今でも、白石島や倉敷市で栽培されています。東日本大震災では、津波を被った土地を復興させようと綿を栽培して塩を土から取り除く取り組みがされています。 白石島の綿の種が福島県にも送られ、地元の人たちの手によって、商品になり販売され、復興の支援にも協力しています。
岡山で綿栽培ができたのは、3大河川から流れた土が作った瀬戸内海の土地でした。干拓で土地を広げ、稲作をしようとしましたが、最初は、塩害で育ちません。そこで当時栽培が広がっていた綿が植えられました。
同時に、倉敷市児島の由加山と四国の金毘羅山を両方お参りするとご利益があると旅人が増え、その際のお土産に綿を使った帯、足袋、紐が売れたのです。生産地と消費地が傍であったことから、岡山の繊維産業は栄えていきます。備中綿は繊維が太く、繊維長が短かったので、帯や足袋などの厚地織物に使われました。
その足袋の生地を使って作られたのが、学生服です。今は綿素材は使いませんが、そこで、岡山の縫製業が確立しました。学生の数が減るにしたがって、その技術を生かしたジーンズ生産が昭和40年代から本格化します。
菅野さんのお話も、ジーンズの話に始まり、中世から始まった岡山の綿を使った繊維の歴史、明治から昭和・平成へと移り変わった衣料品の変化(学生服からジーンズ・カジュアル、作業服への多様化)を紹介されました。
そして、自社ジョンブルの活動やファッションの現状もお話しされ、一見、華やかなファッションの裏側にあるものを知る機会をいただきました。そして、参加者一人一人が消費者目線で理解できる講演でした。
ここからが本題です。
・衝撃だったのは、映画トゥルーコストの紹介に始まる衣料品の現状、バングラディシュでの縫製工場のビル倒壊写真や 国内に供給される29億点の商品のうち正規で売れるものは半分、残りは、ネームの付け替えや海外での販売へ回る事実。

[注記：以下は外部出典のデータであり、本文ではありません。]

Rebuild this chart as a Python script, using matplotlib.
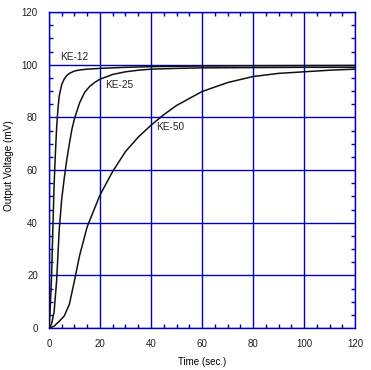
import matplotlib
matplotlib.use('Agg')
import matplotlib.pyplot as plt
from matplotlib.ticker import MultipleLocator

plt.rcParams['font.family'] = ['Liberation Sans', 'DejaVu Sans']

# data
ke12_t = [0, 0.5, 1, 1.5, 2, 2.5, 3, 3.5, 4, 5, 6, 7, 8, 10, 12, 15, 20, 25, 30, 40, 50, 60, 80, 100, 120]
ke12_v = [0, 8, 19, 37, 54, 66, 76, 83, 88, 92.5, 94.6, 95.9, 96.7, 97.6, 98.0, 98.3, 98.6, 98.8, 99.0, 99.25, 99.4, 99.5, 99.6, 99.65, 99.7]

ke25_t = [0, 1, 2, 3, 4, 5, 6, 7, 8, 9, 10, 12, 14, 16, 18, 20, 25, 30, 35, 40, 50, 60, 80, 100, 120]
ke25_v = [0, 1.5, 6, 18, 37, 49, 57, 64, 70, 75.5, 79.5, 85.5, 89.5, 91.8, 93.3, 94.5, 96.3, 97.3, 97.9, 98.3, 98.6, 98.8, 98.9, 99.0, 99.0]

ke50_t = [0, 2, 4, 6, 8, 10, 12, 15, 20, 25, 30, 35, 40, 45, 50, 60, 70, 80, 90, 100, 110, 120]
ke50_v = [0, 0.7, 2.5, 4.6, 9, 18, 27.5, 38.5, 50.5, 59.5, 67, 72.5, 77, 81, 84.5, 89.8, 93.2, 95.5, 96.7, 97.3, 97.9, 98.3]

labels = ['KE-12', 'KE-25', 'KE-50']
label_pos = [(4.3, 103), (22, 92.2), (42, 76.2)]

blue = '#0000C0'

fig = plt.figure(figsize=(3.71, 3.70), dpi=100)
ax = fig.add_axes([0.132, 0.1135, 0.825, 0.854])

for t, v in [(ke12_t, ke12_v), (ke25_t, ke25_v), (ke50_t, ke50_v)]:
    ax.plot(t, v, color='#111111', lw=1.1, zorder=3)

for name, (x, y) in zip(labels, label_pos):
    ax.text(x, y, name, fontsize=7.2, va='center', ha='left', color='#202020')

ax.set_xlim(0, 120)
ax.set_ylim(0, 120)
ax.xaxis.set_major_locator(MultipleLocator(20))
ax.yaxis.set_major_locator(MultipleLocator(20))
ax.xaxis.set_minor_locator(MultipleLocator(5))
ax.yaxis.set_minor_locator(MultipleLocator(5))
ax.grid(True, which='major', color=blue, lw=1.0)
ax.tick_params(which='both', direction='in', color=blue, top=True, right=True,
               labelsize=7, labelcolor='#202020')
ax.tick_params(which='major', length=0, pad=8)
ax.tick_params(which='minor', length=3, width=1)
for s in ax.spines.values():
    s.set_color(blue)
    s.set_linewidth(1.0)

ax.set_xlabel('Time (sec.)', fontsize=7, labelpad=6)
ax.set_ylabel('Output Voltage (mV)', fontsize=7.2, labelpad=6)
ax.yaxis.set_label_coords(-0.113, 0.515)

fig.savefig('out.png', dpi=100)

・1991年アパレルの規模は15兆円それが、2015年には、10兆円に規模縮小。しかし供給点数は2倍となっている。縫製やモノづくりに関わる人の貧困の現状がある。背景はファストファッションと呼ばれるものの存在。
・上記のようなお話によりSDGsへの意識が高められ、ジョンブルの人を大事にしながらものづくりをする姿勢に、参加者の方に、作り手の思いやどのように商品が出来ているかを知ることが大事と共有することが出来ました。
・BtoB(企業から企業へ),BtoC(企業から個人へ),CtoC(個人から個人へ)のビジネスモデルから 意志を持った作り手やメーカーがライフスタイルを支える衣料品づくりへのパラダイムシフトが必要だと強調されていたのが印象的です。
・ファッションは単なるデザインではなく、生活や仕事を支える機能を持ったギアであるべきとの主張が感じられました。思いをカタチにする。そこに価格だけではない、価値の共有が存在するということです。
・2回の講座を通してわかることは、SDGsのコンセプトにある「だれ一人取り残さない」で課題を解決することです。私たち一人一人の意識の変革とそれによる行動の変更、周りの人たちとのコミュニケーションの質のアップ。そして、協働が重要と感じられた講演でした。
・アンケートより、いい会社を岡山で増やしていくために、様々な企業の事例を聞いたり、企業同士のネットワークづくりがあればという、自発的な意見が多く見られました。